I struggled over a couple of months to understand the data I was getting. I say a couple of months, because the way I was coding it, I didn't know about efficient ways of executing my code, so I would run it overnight each night. I had around 160 runs to do, each taking around an hour. You can imagine how I felt when, three days before the dissertation was due, I found that major error in the code that invalidated all of my work. In case you didn't notice, three days is 72 hours - there as no way I was going to finish it in time.
So, I went for a walk, quickly started smoking again after trying to quit, and bought myself a pint to think about what to do. After some thought, I called up a buddy of mine. He came over, and we worked on it for around three hours. He, a PhD student in Informatics in Edinburgh, at one point started laughing when he saw my code. I didn't mind - by the end of the night, he had managed to schedule them using some simple bash scripts, and to run them on 50 clusters he had access to. We went out to celebrate, and by Saturday morning, I had all of the data to analyse. The next two days were a bit of a haul, and my thesis showed it, but that's not the point.
The point is that all of this could have been avoided - and I've heard similar stories with the same conclusion. If linguists had access to better workbenches, if they had standard practices for coding that start with the first bracket, and if they had any impetus to reuse and share each other's code in the interest of Open Science, I wouldn't have been where I was.

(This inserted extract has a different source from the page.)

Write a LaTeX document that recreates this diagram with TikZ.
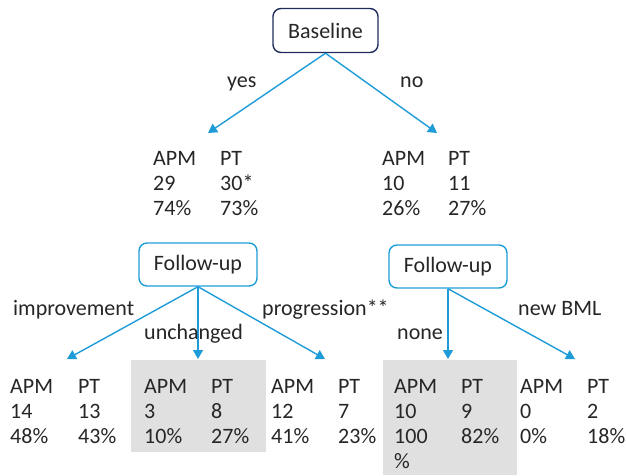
\documentclass[tikz,border=0pt]{standalone}
\usepackage{fontspec}
\setmainfont{Carlito}
\usetikzlibrary{arrows.meta}
\definecolor{arrowblue}{HTML}{1E9CD8}
\definecolor{navy}{HTML}{1F2C5C}
\definecolor{greyfill}{HTML}{E0E0E0}
\definecolor{ink}{HTML}{262626}
\begin{document}
\begin{tikzpicture}[x=1pt,y=-1pt,
  font=\fontsize{22}{25}\selectfont,
  txt/.style={anchor=base west, inner sep=0pt, text=ink},
  conn/.style={draw=arrowblue, line width=1.4pt, -{Triangle[length=9pt,width=10pt]}},
  basebox/.style={draw=navy, line width=1.4pt, rounded corners=8pt, minimum width=105pt, minimum height=44pt, text=ink, inner sep=0pt},
  fubox/.style={draw=arrowblue, line width=1.4pt, rounded corners=8pt, minimum width=118pt, minimum height=43pt, text=ink, inner sep=0pt}]
\useasboundingbox (0,0) rectangle (626,475);
% shaded groups
\fill[greyfill] (131,360) rectangle (266,452);
\fill[greyfill] (383,360) rectangle (517,475);
% boxes
\node[basebox] (base) at (325.5,30.5) {Baseline};
\node[fubox] (fu1) at (198,264.5) {Follow-up};
\node[fubox] (fu2) at (448,266.5) {Follow-up};
% arrow tips
\coordinate (tyes) at (208,133);
\coordinate (tno) at (437,133);
\coordinate (timp) at (67,359);
\coordinate (tunc) at (198,359);
\coordinate (tpro) at (325,359);
\coordinate (tnone) at (448,359);
\coordinate (tnew) at (575,359);
\draw[conn] (base.south) -- (tyes);
\draw[conn] (base.south) -- (tno);
\draw[conn] (fu1.south) -- (timp);
\draw[conn] (fu1.south) -- (tunc);
\draw[conn] (fu1.south) -- (tpro);
\draw[conn] (fu2.south) -- (tnone);
\draw[conn] (fu2.south) -- (tnew);
% labels
\node[txt] (lyes) at (227,87) {yes};
\node[txt] (lno) at (400,87) {no};
\node[txt] (limp) at (13,315) {improvement};
\node[txt] (lunc) at (144,339) {unchanged};
\node[txt] (lpro) at (262,315) {progression**};
\node[txt] (lnone) at (397,339) {none};
\node[txt] (lnew) at (518,315) {new BML};
% statistics columns
\foreach \cx/\cy/\la/\lb/\lc [count=\n] in {
  153/165/APM/29/74\%, 220/165/PT/30*/73\%, 382/165/APM/10/26\%, 448/165/PT/11/27\%,
  10/393.5/APM/14/48\%, 78/393.5/PT/13/43\%, 144/393.5/APM/3/10\%, 211/393.5/PT/8/27\%,
  271/393.5/APM/12/41\%, 338/393.5/PT/7/23\%, 394/393.5/APM/10/100, 461/393.5/PT/9/82\%,
  520/393.5/APM/0/0\%, 587/393.5/PT/2/18\%}{
  \node[txt] (c\n a) at (\cx,\cy) {\la};
  \node[txt] (c\n b) at (\cx,{\cy+25}) {\lb};
  \node[txt] (c\n c) at (\cx,{\cy+50}) {\lc};
}
\node[txt] (c11d) at (394,468.5) {\%};
\end{tikzpicture}
\end{document}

I would have planned it better from the start (mapping), created it more efficiently, executed and scheduled it better, and had other open codes to use as a base (my error was in the iterated learning model, which was coded in almost every paper I referenced, although I saw almost none of their code), then this sort of situation would cease to happen (mostly), and we'd be better off a science.
That's why I keep talking about them - I think that they're something that can help linguists, and I don't just mean computational ones. Methodology wasn't a course at Edinburgh University for undergraduates, but it should be. Failing that, there should be an infrastructure for linguists that helps towards these ends.Since I don't see that happening currently, I'm going about making one. So, if you want to help out by designing a repository for pipelines and an open access journal based on reproducible research in the social sciences, get in touch. Otherwise, I hope you at least know what workflows are now.